Short problem.
Output the material beneath this task exactly, images excluded.

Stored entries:
** BEGIN **
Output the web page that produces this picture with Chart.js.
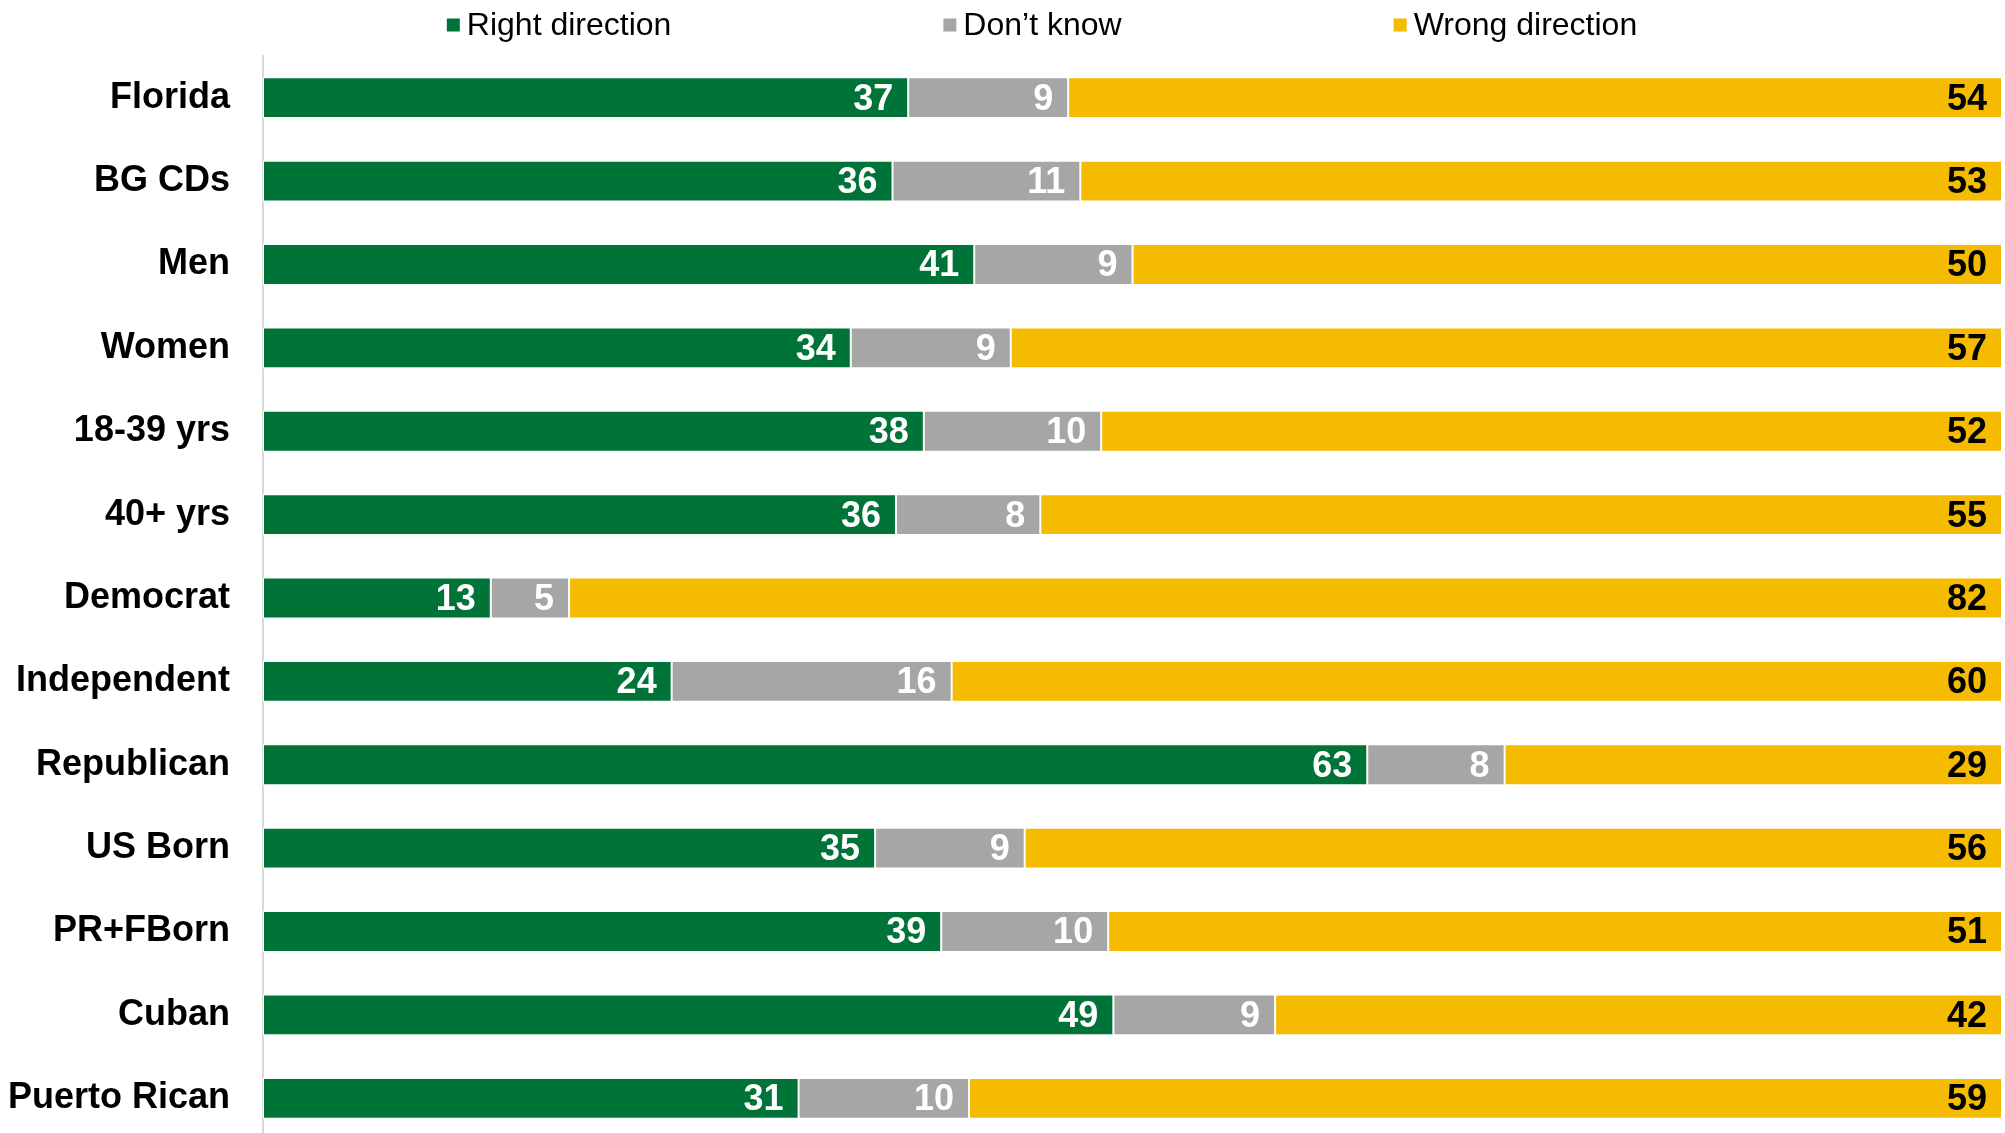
<!DOCTYPE html>
<html>
<head>
<meta charset="utf-8">
<script src="https://cdn.jsdelivr.net/npm/chart.js@4"></script>
<style>
    html, body { margin: 0; padding: 0; background: #fff; overflow: hidden; }
    #wrap { width: 2005px; height: 1133px; overflow: hidden; }
    canvas { display: block; }
</style>
</head>
<body>
<div id="wrap"><canvas id="directionChart" width="2005" height="1140"></canvas></div>
<script>
const categories = ['Florida', 'BG CDs', 'Men', 'Women', '18-39 yrs', '40+ yrs', 'Democrat',
    'Independent', 'Republican', 'US Born', 'PR+FBorn', 'Cuban', 'Puerto Rican'];
const seriesNames = ['Right direction', 'Don\u2019t know', 'Wrong direction'];

// Segment lengths as drawn (unrounded shares)
const rightDirection = [37.1, 36.2, 40.9, 33.8, 38.0, 36.4, 13.1, 23.5, 63.5, 35.2, 39.0, 48.9, 30.8];
const dontKnow = [9.2, 10.8, 9.1, 9.2, 10.2, 8.3, 4.5, 16.1, 7.9, 8.6, 9.6, 9.3, 9.8];
const wrongDirection = [53.7, 53.0, 50.0, 57.0, 51.8, 55.3, 82.4, 60.4, 28.6, 56.2, 51.4, 41.8, 59.4];

// Printed (rounded) values
const rightLabels = [37, 36, 41, 34, 38, 36, 13, 24, 63, 35, 39, 49, 31];
const dontKnowLabels = [9, 11, 9, 9, 10, 8, 5, 16, 8, 9, 10, 9, 10];
const wrongLabels = [54, 53, 50, 57, 52, 55, 82, 60, 29, 56, 51, 42, 59];

const FONT = '"Liberation Sans", Arial, sans-serif';

// Legend row across the top
const topLegend = {
    id: 'topLegend',
    afterDraw(chart) {
        const ctx = chart.ctx;
        const box = 13, gap = 7, spacing = 272, cy = 25;
        ctx.save();
        ctx.font = '32px ' + FONT;
        ctx.textBaseline = 'middle';
        ctx.textAlign = 'left';
        const items = chart.data.datasets.map(ds => ({
            text: ds.label,
            color: ds.backgroundColor,
            w: box + gap + ctx.measureText(ds.label).width
        }));
        const total = items.reduce((s, it) => s + it.w, 0) + spacing * (items.length - 1);
        let x = 1042 - total / 2;
        items.forEach(it => {
            ctx.fillStyle = it.color;
            ctx.fillRect(x, cy - box / 2, box, box);
            ctx.fillStyle = '#000';
            ctx.fillText(it.text, x + box + gap, cy + 1);
            x += it.w + spacing;
        });
        ctx.restore();
    }
};

// Value labels, right-aligned inside each segment
const barValues = {
    id: 'barValues',
    afterDatasetsDraw(chart) {
        const ctx = chart.ctx;
        ctx.save();
        ctx.font = 'bold 36px ' + FONT;
        ctx.textAlign = 'right';
        ctx.textBaseline = 'middle';
        chart.data.datasets.forEach((ds, i) => {
            chart.getDatasetMeta(i).data.forEach((bar, j) => {
                ctx.fillStyle = ds.valueColor;
                ctx.fillText(ds.printed[j], bar.x - 15, bar.y + 2);
            });
        });
        ctx.restore();
    }
};

const data = {
    labels: categories,
    datasets: [
        { label: seriesNames[0], data: rightDirection, printed: rightLabels,
          backgroundColor: '#007438', valueColor: '#ffffff' },
        { label: seriesNames[1], data: dontKnow, printed: dontKnowLabels,
          backgroundColor: '#a6a6a6', valueColor: '#ffffff' },
        { label: seriesNames[2], data: wrongDirection, printed: wrongLabels,
          backgroundColor: '#f5bb00', valueColor: '#000000' }
    ]
};
data.datasets.forEach(ds => {
    ds.borderColor = '#ffffff';
    ds.borderWidth = 1;
    ds.borderSkipped = false;
    ds.barPercentage = 0.49;
    ds.categoryPercentage = 1;
});

new Chart(document.getElementById('directionChart'), {
    type: 'bar',
    data: data,
    options: {
        indexAxis: 'y',
        responsive: false,
        animation: false,
        layout: { padding: { top: 56, right: 3, bottom: 0, left: 0 } },
        plugins: {
            legend: { display: false },
            tooltip: { enabled: false }
        },
        scales: {
            x: { stacked: true, display: false, min: 0, max: 100 },
            y: {
                stacked: true,
                grid: { display: false },
                border: { display: true, color: '#d9d9d9', width: 2 },
                ticks: {
                    color: '#000',
                    autoSkip: false,
                    padding: 25,
                    font: { family: FONT, size: 36, weight: 'bold' }
                },
                afterFit(scale) {
                    scale.width = 263;
                    scale.paddingTop = 0;
                    scale.paddingBottom = 0;
                }
            }
        }
    },
    plugins: [topLegend, barValues]
});
</script>
</body>
</html>
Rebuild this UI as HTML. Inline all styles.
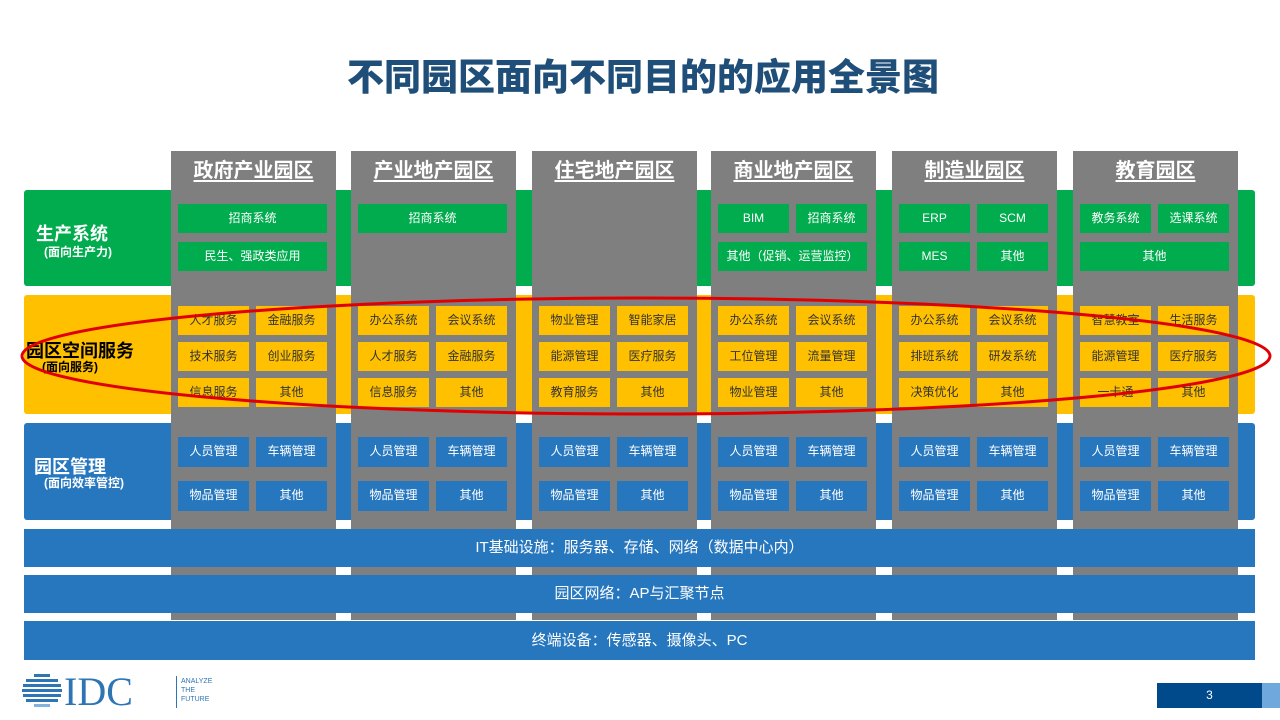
** END **
Result of this task.
Output the web page that produces this picture with Chart.js.
<!DOCTYPE html>
<html>
<head>
<meta charset="utf-8">
<script src="https://cdn.jsdelivr.net/npm/chart.js@4"></script>
<style>
    html, body { margin: 0; padding: 0; background: #fff; overflow: hidden; }
    #wrap { width: 2005px; height: 1133px; overflow: hidden; }
    canvas { display: block; }
</style>
</head>
<body>
<div id="wrap"><canvas id="directionChart" width="2005" height="1140"></canvas></div>
<script>
const categories = ['Florida', 'BG CDs', 'Men', 'Women', '18-39 yrs', '40+ yrs', 'Democrat',
    'Independent', 'Republican', 'US Born', 'PR+FBorn', 'Cuban', 'Puerto Rican'];
const seriesNames = ['Right direction', 'Don\u2019t know', 'Wrong direction'];

// Segment lengths as drawn (unrounded shares)
const rightDirection = [37.1, 36.2, 40.9, 33.8, 38.0, 36.4, 13.1, 23.5, 63.5, 35.2, 39.0, 48.9, 30.8];
const dontKnow = [9.2, 10.8, 9.1, 9.2, 10.2, 8.3, 4.5, 16.1, 7.9, 8.6, 9.6, 9.3, 9.8];
const wrongDirection = [53.7, 53.0, 50.0, 57.0, 51.8, 55.3, 82.4, 60.4, 28.6, 56.2, 51.4, 41.8, 59.4];

// Printed (rounded) values
const rightLabels = [37, 36, 41, 34, 38, 36, 13, 24, 63, 35, 39, 49, 31];
const dontKnowLabels = [9, 11, 9, 9, 10, 8, 5, 16, 8, 9, 10, 9, 10];
const wrongLabels = [54, 53, 50, 57, 52, 55, 82, 60, 29, 56, 51, 42, 59];

const FONT = '"Liberation Sans", Arial, sans-serif';

// Legend row across the top
const topLegend = {
    id: 'topLegend',
    afterDraw(chart) {
        const ctx = chart.ctx;
        const box = 13, gap = 7, spacing = 272, cy = 25;
        ctx.save();
        ctx.font = '32px ' + FONT;
        ctx.textBaseline = 'middle';
        ctx.textAlign = 'left';
        const items = chart.data.datasets.map(ds => ({
            text: ds.label,
            color: ds.backgroundColor,
            w: box + gap + ctx.measureText(ds.label).width
        }));
        const total = items.reduce((s, it) => s + it.w, 0) + spacing * (items.length - 1);
        let x = 1042 - total / 2;
        items.forEach(it => {
            ctx.fillStyle = it.color;
            ctx.fillRect(x, cy - box / 2, box, box);
            ctx.fillStyle = '#000';
            ctx.fillText(it.text, x + box + gap, cy + 1);
            x += it.w + spacing;
        });
        ctx.restore();
    }
};

// Value labels, right-aligned inside each segment
const barValues = {
    id: 'barValues',
    afterDatasetsDraw(chart) {
        const ctx = chart.ctx;
        ctx.save();
        ctx.font = 'bold 36px ' + FONT;
        ctx.textAlign = 'right';
        ctx.textBaseline = 'middle';
        chart.data.datasets.forEach((ds, i) => {
            chart.getDatasetMeta(i).data.forEach((bar, j) => {
                ctx.fillStyle = ds.valueColor;
                ctx.fillText(ds.printed[j], bar.x - 15, bar.y + 2);
            });
        });
        ctx.restore();
    }
};

const data = {
    labels: categories,
    datasets: [
        { label: seriesNames[0], data: rightDirection, printed: rightLabels,
          backgroundColor: '#007438', valueColor: '#ffffff' },
        { label: seriesNames[1], data: dontKnow, printed: dontKnowLabels,
          backgroundColor: '#a6a6a6', valueColor: '#ffffff' },
        { label: seriesNames[2], data: wrongDirection, printed: wrongLabels,
          backgroundColor: '#f5bb00', valueColor: '#000000' }
    ]
};
data.datasets.forEach(ds => {
    ds.borderColor = '#ffffff';
    ds.borderWidth = 1;
    ds.borderSkipped = false;
    ds.barPercentage = 0.49;
    ds.categoryPercentage = 1;
});

new Chart(document.getElementById('directionChart'), {
    type: 'bar',
    data: data,
    options: {
        indexAxis: 'y',
        responsive: false,
        animation: false,
        layout: { padding: { top: 56, right: 3, bottom: 0, left: 0 } },
        plugins: {
            legend: { display: false },
            tooltip: { enabled: false }
        },
        scales: {
            x: { stacked: true, display: false, min: 0, max: 100 },
            y: {
                stacked: true,
                grid: { display: false },
                border: { display: true, color: '#d9d9d9', width: 2 },
                ticks: {
                    color: '#000',
                    autoSkip: false,
                    padding: 25,
                    font: { family: FONT, size: 36, weight: 'bold' }
                },
                afterFit(scale) {
                    scale.width = 263;
                    scale.paddingTop = 0;
                    scale.paddingBottom = 0;
                }
            }
        }
    },
    plugins: [topLegend, barValues]
});
</script>
</body>
</html>
Rebuild this UI as HTML. Inline all styles.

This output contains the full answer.